• AIM
Drop the pictures from the entries below, then reproduce the rest exactly.

--*--

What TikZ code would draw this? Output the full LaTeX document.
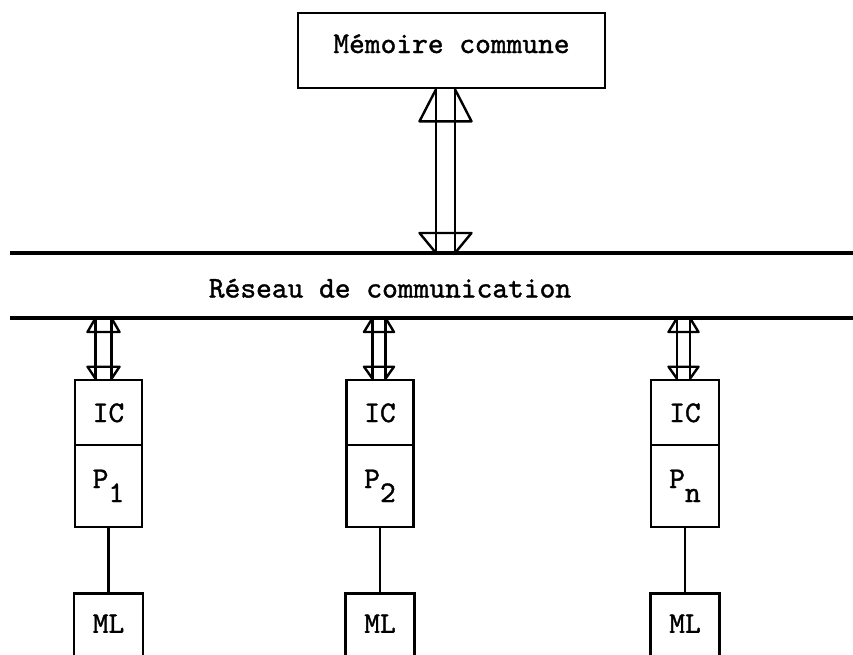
\documentclass[tikz,border=0pt]{standalone}
\usepackage{fontspec}
\usetikzlibrary{calc}
\newfontfamily\typewriter{lmmono10-regular.otf}[FakeBold=1.2]
% double hollow arrow: #1 top point, #2 bottom point, #3 half shaft width,
% #4 half head width, #5 top head length, #6 bottom head length
\newcommand\twowayarrow[6]{%
  \draw[link] ($(#1)+(-#3,0)$) -- ($(#2)+(-#3,0)$)
              ($(#1)+(#3,0)$) -- ($(#2)+(#3,0)$);
  \draw[link] ($(#1)+(-#3,0)$) -- ($(#1)+(-#4,#5)$) -- ($(#1)+(#4,#5)$) -- ($(#1)+(#3,0)$);
  \draw[link] ($(#2)+(-#3,0)$) -- ($(#2)+(-#4,-#6)$) -- ($(#2)+(#4,-#6)$) -- ($(#2)+(#3,0)$);
}
\tikzset{
  lbl/.style={font=\typewriter\fontsize{30}{36}\selectfont, text height=19pt, text depth=0pt, inner sep=0pt},
  box/.style={lbl, draw, line width=2.6pt, minimum width=67, minimum height=65},
  subbox/.style={box, text depth=15pt, text height=19pt},
  bus/.style={line width=3.4pt},
  link/.style={line width=2.4pt, line join=round},
  wire/.style={line width=2.4pt}
}
\begin{document}
\begin{tikzpicture}[x=1pt,y=-1pt]
  \useasboundingbox (0,0) rectangle (853,654);
  % shared memory
  \node[box, minimum width=307, minimum height=75, text depth=14pt] (mem) at (451.5,50.5) {Mémoire commune};
  % communication network
  \coordinate (busTL) at (10,253);
  \coordinate (busTR) at (853,253);
  \coordinate (busBL) at (10,318);
  \coordinate (busBR) at (853,318);
  \draw[bus] (busTL) -- (busTR);
  \draw[bus] (busBL) -- (busBR);
  \node[lbl] (net) at (390,288) {Réseau de communication};
  % processors
  \node[box] (ic1) at (108.5,412.5) {IC};
  \node[subbox, minimum height=82] (p1) at (108.5,486) {P\raisebox{-14pt}{1}};
  \node[subbox, anchor=north, minimum width=69, minimum height=75] (ml1) at (108.5,592) {ML};
  \node[box] (ic2) at (380,412.5) {IC};
  \node[subbox, minimum height=82] (p2) at (380,486) {P\raisebox{-14pt}{2}};
  \node[subbox, anchor=north, minimum width=69, minimum height=75] (ml2) at (380,592) {ML};
  \node[box, minimum width=68] (ic3) at (685,412.5) {IC};
  \node[subbox, minimum width=68, minimum height=82] (p3) at (685,486) {P\raisebox{-14pt}{n}};
  \node[subbox, anchor=north, minimum width=69, minimum height=75] (ml3) at (685,592) {ML};
  % local memory links
  \draw[wire] (p1) -- (ml1);
  \draw[wire] (p2) -- (ml2);
  \draw[wire] (p3) -- (ml3);
  % memory <-> network
  \coordinate (mt) at ($(mem.south)+(-6,0)$);
  \coordinate (mb) at (mt |- busTL);
  \twowayarrow{mt}{mb}{9.5}{26}{32}{20}
  % network <-> interfaces
  \coordinate (u1) at ($(ic1.north |- busBL)+(-5,0)$);
  \coordinate (d1) at ($(ic1.north)+(-5,0)$);
  \twowayarrow{u1}{d1}{8}{16}{14}{12}
  \coordinate (u2) at ($(ic2.north |- busBL)+(-1,0)$);
  \coordinate (d2) at ($(ic2.north)+(-1,0)$);
  \twowayarrow{u2}{d2}{6.5}{15}{14}{12}
  \coordinate (u3) at ($(ic3.north |- busBL)+(-1.5,0)$);
  \coordinate (d3) at ($(ic3.north)+(-1.5,0)$);
  \twowayarrow{u3}{d3}{6.5}{15}{14}{12}
\end{tikzpicture}
\end{document}
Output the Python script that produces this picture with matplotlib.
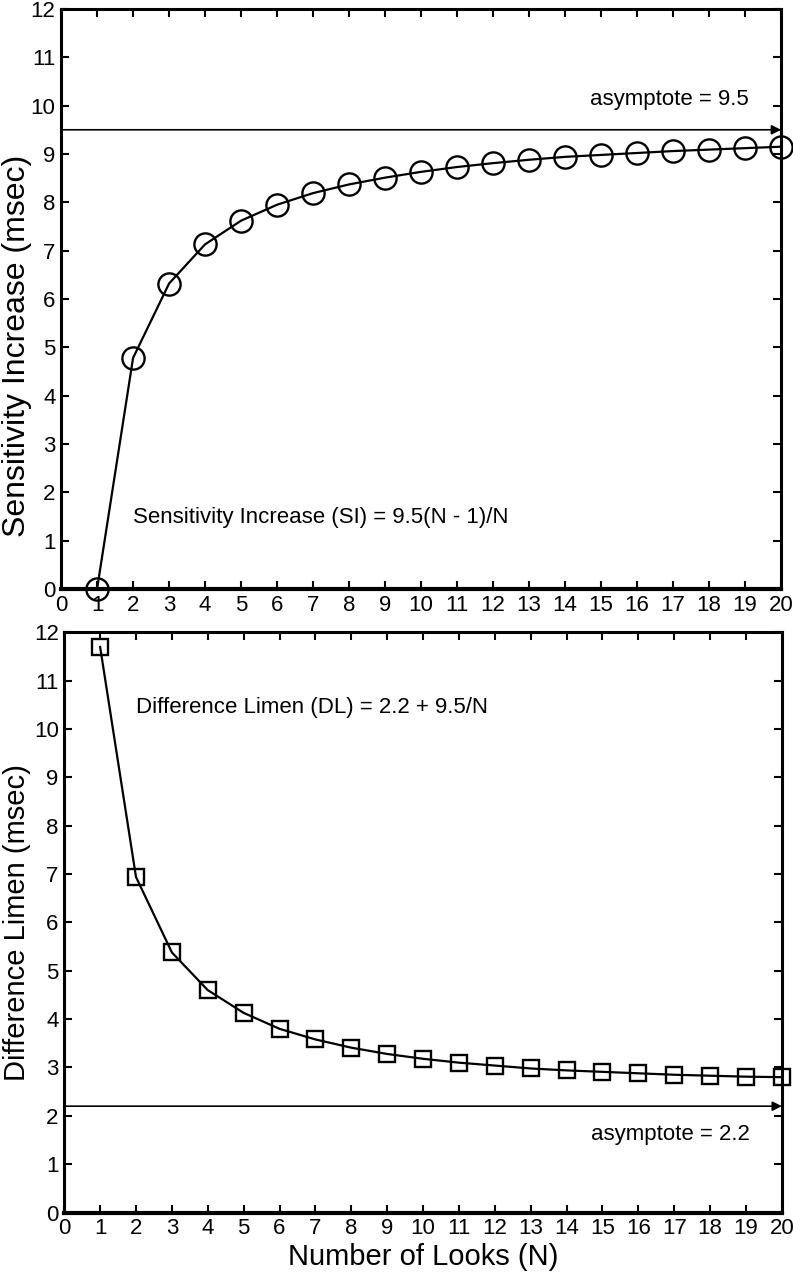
import matplotlib
matplotlib.use("Agg")
import matplotlib.pyplot as plt

plt.rcParams['font.family'] = ['Liberation Sans', 'DejaVu Sans']

looks = list(range(1, 21))
# values
si_values = [0.0, 4.78, 6.32, 7.13, 7.62, 7.95, 8.19, 8.37, 8.51, 8.63,
             8.73, 8.81, 8.88, 8.94, 8.98, 9.02, 9.06, 9.09, 9.12, 9.15]
dl_values = [11.70, 6.94, 5.38, 4.60, 4.13, 3.80, 3.58, 3.41, 3.28, 3.18,
             3.10, 3.04, 2.98, 2.94, 2.91, 2.88, 2.85, 2.83, 2.81, 2.80]
x_ticks = list(range(0, 21))
y_ticks = list(range(0, 13))
si_asymptote = 9.5
dl_asymptote = 2.2

fig = plt.figure(figsize=(7.93, 12.75), dpi=100)
ax1 = fig.add_axes([0.077, 0.538, 0.908, 0.455])
ax2 = fig.add_axes([0.081, 0.049, 0.905, 0.455])


def style_axes(ax):
    ax.set_xlim(0, 20)
    ax.set_ylim(0, 12)
    ax.set_xticks(x_ticks)
    ax.set_yticks(y_ticks)
    ax.tick_params(direction='in', length=6, width=1.5, top=True, right=True,
                   labelsize=16, pad=4)
    for s in ax.spines.values():
        s.set_linewidth(2.2)
    ax.spines['bottom'].set_linewidth(3)


style_axes(ax1)
ax1.plot(looks, si_values, color='black', lw=1.6, marker='o', ms=16,
         mfc='none', mec='black', mew=1.7, clip_on=False, zorder=5)
ax1.annotate('', xy=(20, si_asymptote), xytext=(0, si_asymptote),
             arrowprops=dict(arrowstyle='-|>', color='black', lw=1.2,
                             mutation_scale=14, shrinkA=0, shrinkB=0))
ax1.text(19.1, 10.12, 'asymptote = 9.5', fontsize=16, va='center', ha='right')
ax1.text(2.0, 1.47, 'Sensitivity Increase (SI) = 9.5(N - 1)/N', fontsize=16,
         va='center', ha='left')
ax1.set_ylabel('Sensitivity Increase (msec)', fontsize=23)
ax1.yaxis.set_label_coords(-0.040, 0.42)

style_axes(ax2)
ax2.plot(looks, dl_values, color='black', lw=1.6, marker='s', ms=12,
         mfc='none', mec='black', mew=1.7, clip_on=False, zorder=5)
ax2.annotate('', xy=(20, dl_asymptote), xytext=(0, dl_asymptote),
             arrowprops=dict(arrowstyle='-|>', color='black', lw=1.2,
                             mutation_scale=14, shrinkA=0, shrinkB=0))
ax2.text(19.1, 1.62, 'asymptote = 2.2', fontsize=16, va='center', ha='right')
ax2.text(2.0, 10.45, 'Difference Limen (DL) = 2.2 + 9.5/N', fontsize=16,
         va='center', ha='left')
ax2.set_ylabel('Difference Limen (msec)', fontsize=21)
ax2.yaxis.set_label_coords(-0.047, 0.5)
ax2.set_xlabel('Number of Looks (N)', fontsize=21, labelpad=3)

fig.savefig('out.png', dpi=100)
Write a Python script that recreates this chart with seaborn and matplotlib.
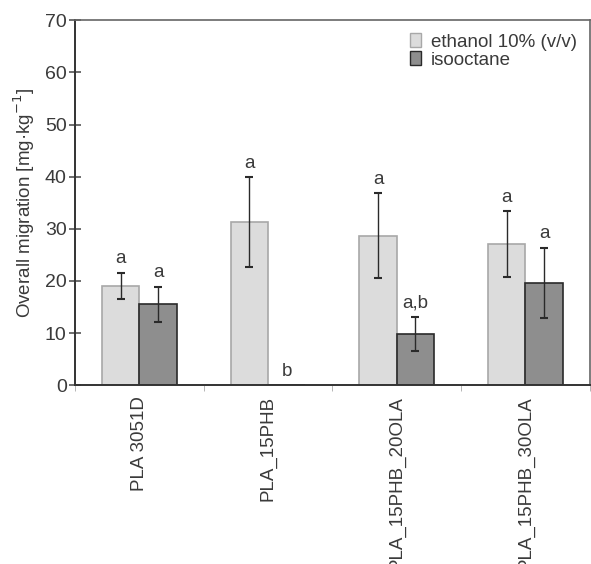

--*--

• RESPONSE TO THE EXERCISE
What TikZ code would draw this? Output the full LaTeX document.
\documentclass[tikz,border=0pt]{standalone}
\usepackage{fontspec}
\usetikzlibrary{calc}
\newfontfamily\typewriter{lmmono10-regular.otf}[FakeBold=1.2]
% double hollow arrow: #1 top point, #2 bottom point, #3 half shaft width,
% #4 half head width, #5 top head length, #6 bottom head length
\newcommand\twowayarrow[6]{%
  \draw[link] ($(#1)+(-#3,0)$) -- ($(#2)+(-#3,0)$)
              ($(#1)+(#3,0)$) -- ($(#2)+(#3,0)$);
  \draw[link] ($(#1)+(-#3,0)$) -- ($(#1)+(-#4,#5)$) -- ($(#1)+(#4,#5)$) -- ($(#1)+(#3,0)$);
  \draw[link] ($(#2)+(-#3,0)$) -- ($(#2)+(-#4,-#6)$) -- ($(#2)+(#4,-#6)$) -- ($(#2)+(#3,0)$);
}
\tikzset{
  lbl/.style={font=\typewriter\fontsize{30}{36}\selectfont, text height=19pt, text depth=0pt, inner sep=0pt},
  box/.style={lbl, draw, line width=2.6pt, minimum width=67, minimum height=65},
  subbox/.style={box, text depth=15pt, text height=19pt},
  bus/.style={line width=3.4pt},
  link/.style={line width=2.4pt, line join=round},
  wire/.style={line width=2.4pt}
}
\begin{document}
\begin{tikzpicture}[x=1pt,y=-1pt]
  \useasboundingbox (0,0) rectangle (853,654);
  % shared memory
  \node[box, minimum width=307, minimum height=75, text depth=14pt] (mem) at (451.5,50.5) {Mémoire commune};
  % communication network
  \coordinate (busTL) at (10,253);
  \coordinate (busTR) at (853,253);
  \coordinate (busBL) at (10,318);
  \coordinate (busBR) at (853,318);
  \draw[bus] (busTL) -- (busTR);
  \draw[bus] (busBL) -- (busBR);
  \node[lbl] (net) at (390,288) {Réseau de communication};
  % processors
  \node[box] (ic1) at (108.5,412.5) {IC};
  \node[subbox, minimum height=82] (p1) at (108.5,486) {P\raisebox{-14pt}{1}};
  \node[subbox, anchor=north, minimum width=69, minimum height=75] (ml1) at (108.5,592) {ML};
  \node[box] (ic2) at (380,412.5) {IC};
  \node[subbox, minimum height=82] (p2) at (380,486) {P\raisebox{-14pt}{2}};
  \node[subbox, anchor=north, minimum width=69, minimum height=75] (ml2) at (380,592) {ML};
  \node[box, minimum width=68] (ic3) at (685,412.5) {IC};
  \node[subbox, minimum width=68, minimum height=82] (p3) at (685,486) {P\raisebox{-14pt}{n}};
  \node[subbox, anchor=north, minimum width=69, minimum height=75] (ml3) at (685,592) {ML};
  % local memory links
  \draw[wire] (p1) -- (ml1);
  \draw[wire] (p2) -- (ml2);
  \draw[wire] (p3) -- (ml3);
  % memory <-> network
  \coordinate (mt) at ($(mem.south)+(-6,0)$);
  \coordinate (mb) at (mt |- busTL);
  \twowayarrow{mt}{mb}{9.5}{26}{32}{20}
  % network <-> interfaces
  \coordinate (u1) at ($(ic1.north |- busBL)+(-5,0)$);
  \coordinate (d1) at ($(ic1.north)+(-5,0)$);
  \twowayarrow{u1}{d1}{8}{16}{14}{12}
  \coordinate (u2) at ($(ic2.north |- busBL)+(-1,0)$);
  \coordinate (d2) at ($(ic2.north)+(-1,0)$);
  \twowayarrow{u2}{d2}{6.5}{15}{14}{12}
  \coordinate (u3) at ($(ic3.north |- busBL)+(-1.5,0)$);
  \coordinate (d3) at ($(ic3.north)+(-1.5,0)$);
  \twowayarrow{u3}{d3}{6.5}{15}{14}{12}
\end{tikzpicture}
\end{document}
Output the Python script that produces this picture with matplotlib.
import matplotlib
matplotlib.use("Agg")
import matplotlib.pyplot as plt

plt.rcParams['font.family'] = ['Liberation Sans', 'DejaVu Sans']

looks = list(range(1, 21))
# values
si_values = [0.0, 4.78, 6.32, 7.13, 7.62, 7.95, 8.19, 8.37, 8.51, 8.63,
             8.73, 8.81, 8.88, 8.94, 8.98, 9.02, 9.06, 9.09, 9.12, 9.15]
dl_values = [11.70, 6.94, 5.38, 4.60, 4.13, 3.80, 3.58, 3.41, 3.28, 3.18,
             3.10, 3.04, 2.98, 2.94, 2.91, 2.88, 2.85, 2.83, 2.81, 2.80]
x_ticks = list(range(0, 21))
y_ticks = list(range(0, 13))
si_asymptote = 9.5
dl_asymptote = 2.2

fig = plt.figure(figsize=(7.93, 12.75), dpi=100)
ax1 = fig.add_axes([0.077, 0.538, 0.908, 0.455])
ax2 = fig.add_axes([0.081, 0.049, 0.905, 0.455])


def style_axes(ax):
    ax.set_xlim(0, 20)
    ax.set_ylim(0, 12)
    ax.set_xticks(x_ticks)
    ax.set_yticks(y_ticks)
    ax.tick_params(direction='in', length=6, width=1.5, top=True, right=True,
                   labelsize=16, pad=4)
    for s in ax.spines.values():
        s.set_linewidth(2.2)
    ax.spines['bottom'].set_linewidth(3)


style_axes(ax1)
ax1.plot(looks, si_values, color='black', lw=1.6, marker='o', ms=16,
         mfc='none', mec='black', mew=1.7, clip_on=False, zorder=5)
ax1.annotate('', xy=(20, si_asymptote), xytext=(0, si_asymptote),
             arrowprops=dict(arrowstyle='-|>', color='black', lw=1.2,
                             mutation_scale=14, shrinkA=0, shrinkB=0))
ax1.text(19.1, 10.12, 'asymptote = 9.5', fontsize=16, va='center', ha='right')
ax1.text(2.0, 1.47, 'Sensitivity Increase (SI) = 9.5(N - 1)/N', fontsize=16,
         va='center', ha='left')
ax1.set_ylabel('Sensitivity Increase (msec)', fontsize=23)
ax1.yaxis.set_label_coords(-0.040, 0.42)

style_axes(ax2)
ax2.plot(looks, dl_values, color='black', lw=1.6, marker='s', ms=12,
         mfc='none', mec='black', mew=1.7, clip_on=False, zorder=5)
ax2.annotate('', xy=(20, dl_asymptote), xytext=(0, dl_asymptote),
             arrowprops=dict(arrowstyle='-|>', color='black', lw=1.2,
                             mutation_scale=14, shrinkA=0, shrinkB=0))
ax2.text(19.1, 1.62, 'asymptote = 2.2', fontsize=16, va='center', ha='right')
ax2.text(2.0, 10.45, 'Difference Limen (DL) = 2.2 + 9.5/N', fontsize=16,
         va='center', ha='left')
ax2.set_ylabel('Difference Limen (msec)', fontsize=21)
ax2.yaxis.set_label_coords(-0.047, 0.5)
ax2.set_xlabel('Number of Looks (N)', fontsize=21, labelpad=3)

fig.savefig('out.png', dpi=100)
Write a Python script that recreates this chart with seaborn and matplotlib.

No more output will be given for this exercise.